Records to use:
▽

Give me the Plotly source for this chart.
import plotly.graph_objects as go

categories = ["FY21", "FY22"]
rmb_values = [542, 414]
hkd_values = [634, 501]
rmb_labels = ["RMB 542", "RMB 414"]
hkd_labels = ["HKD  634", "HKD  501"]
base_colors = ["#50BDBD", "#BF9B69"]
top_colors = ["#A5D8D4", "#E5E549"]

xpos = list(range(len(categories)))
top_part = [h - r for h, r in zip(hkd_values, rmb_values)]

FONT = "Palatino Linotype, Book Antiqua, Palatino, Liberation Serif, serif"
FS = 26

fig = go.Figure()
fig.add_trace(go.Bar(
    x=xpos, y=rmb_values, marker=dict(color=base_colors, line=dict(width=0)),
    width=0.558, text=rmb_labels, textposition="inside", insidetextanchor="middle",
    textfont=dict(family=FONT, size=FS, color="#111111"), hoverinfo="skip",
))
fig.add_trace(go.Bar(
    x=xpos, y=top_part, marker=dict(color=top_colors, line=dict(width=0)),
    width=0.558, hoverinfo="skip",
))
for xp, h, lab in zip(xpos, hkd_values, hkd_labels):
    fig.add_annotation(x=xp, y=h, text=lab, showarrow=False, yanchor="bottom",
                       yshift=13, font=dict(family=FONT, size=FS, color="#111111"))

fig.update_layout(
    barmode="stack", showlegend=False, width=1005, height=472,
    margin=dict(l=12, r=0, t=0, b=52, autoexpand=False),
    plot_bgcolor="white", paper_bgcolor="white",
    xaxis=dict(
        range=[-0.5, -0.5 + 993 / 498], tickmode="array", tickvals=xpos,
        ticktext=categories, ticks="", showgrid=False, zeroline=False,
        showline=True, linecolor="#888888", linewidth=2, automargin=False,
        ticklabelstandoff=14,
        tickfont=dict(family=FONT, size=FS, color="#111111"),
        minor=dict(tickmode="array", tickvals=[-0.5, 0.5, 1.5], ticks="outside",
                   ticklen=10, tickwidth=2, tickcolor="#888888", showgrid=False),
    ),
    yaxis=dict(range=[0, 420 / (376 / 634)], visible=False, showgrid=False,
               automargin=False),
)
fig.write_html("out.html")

△
▽

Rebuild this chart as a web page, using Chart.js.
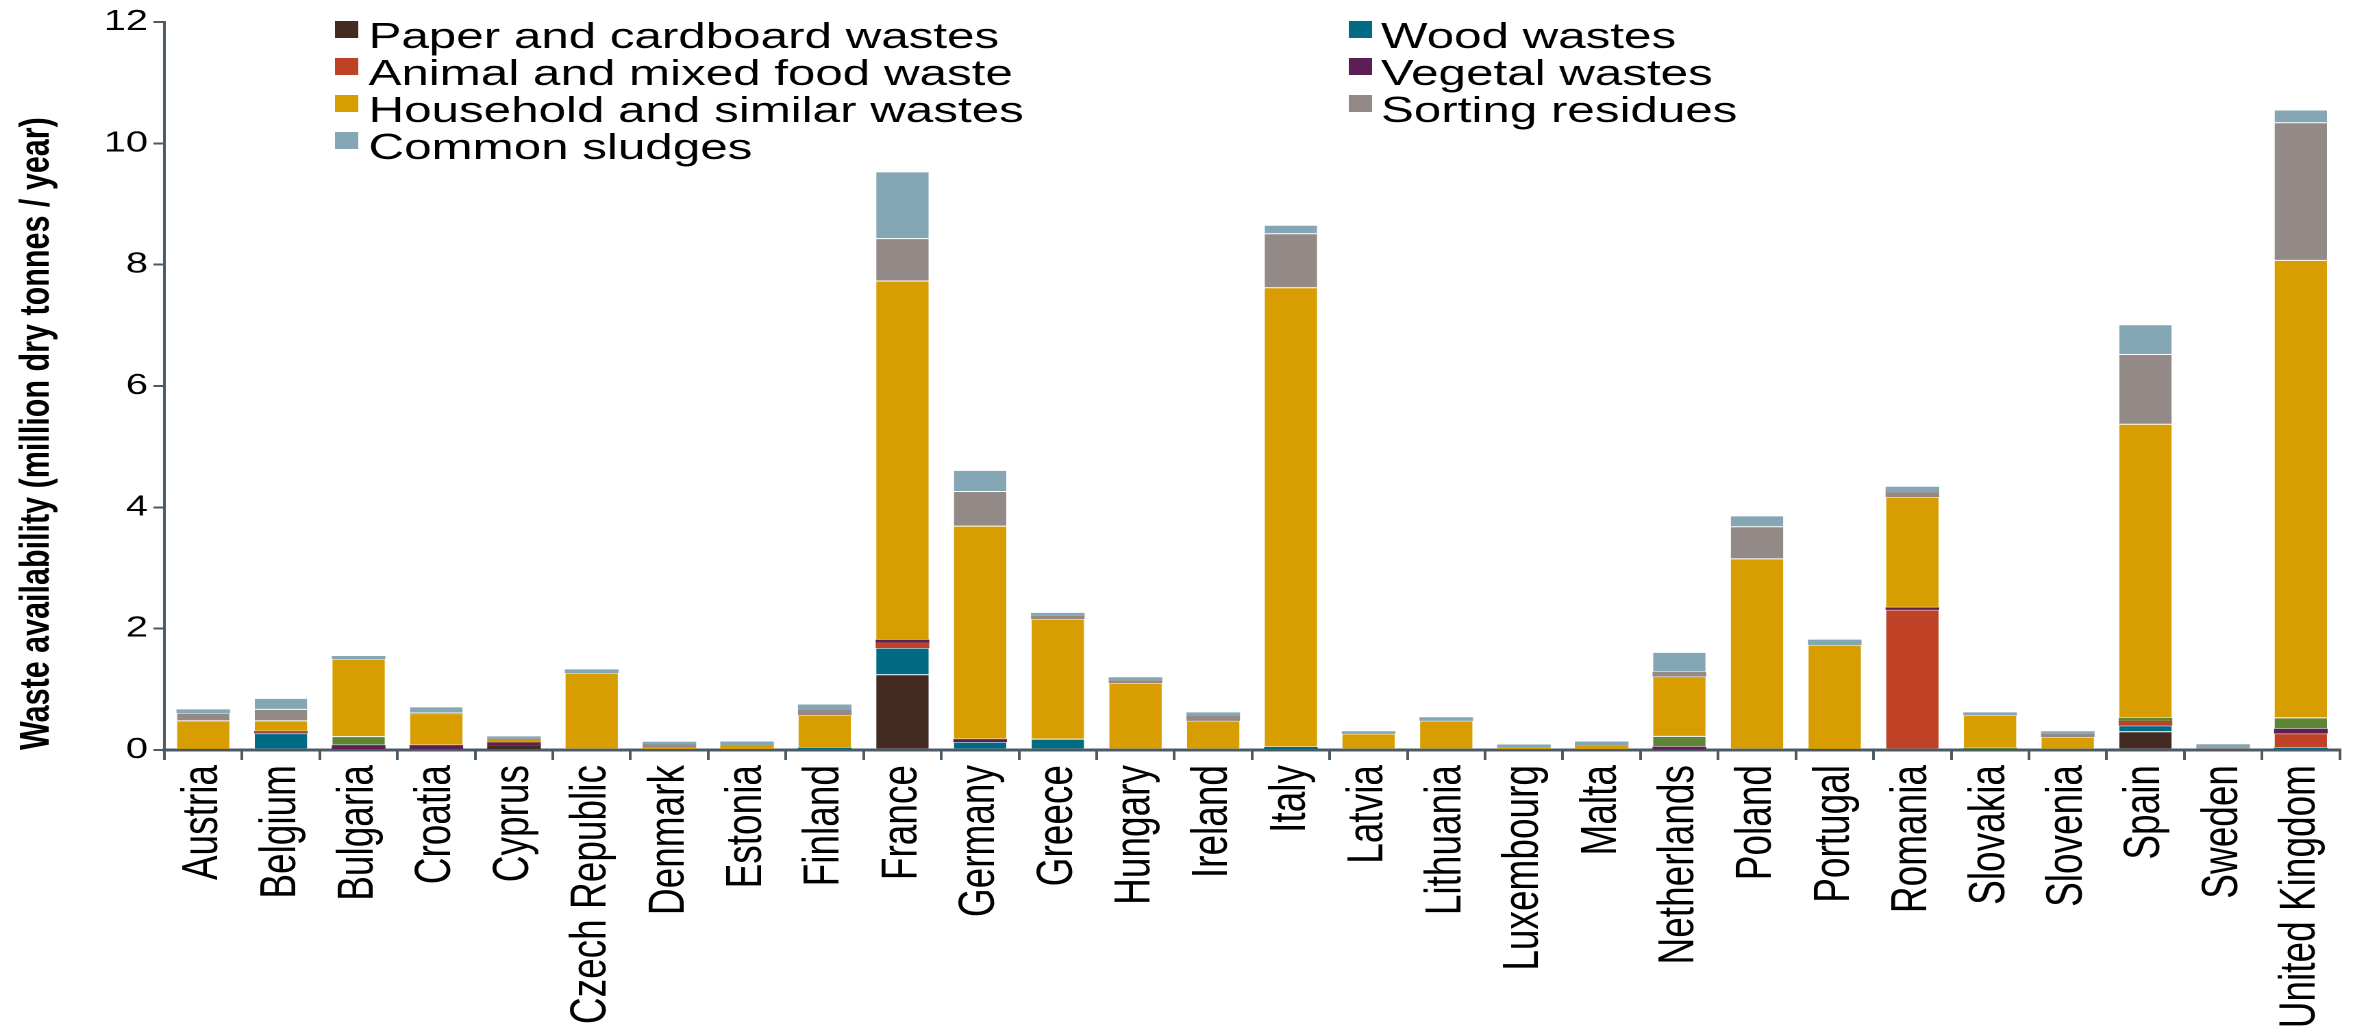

△

Requirements: Nothing but a number is needed here: how many lines hold the string "this"?

Answer below: 2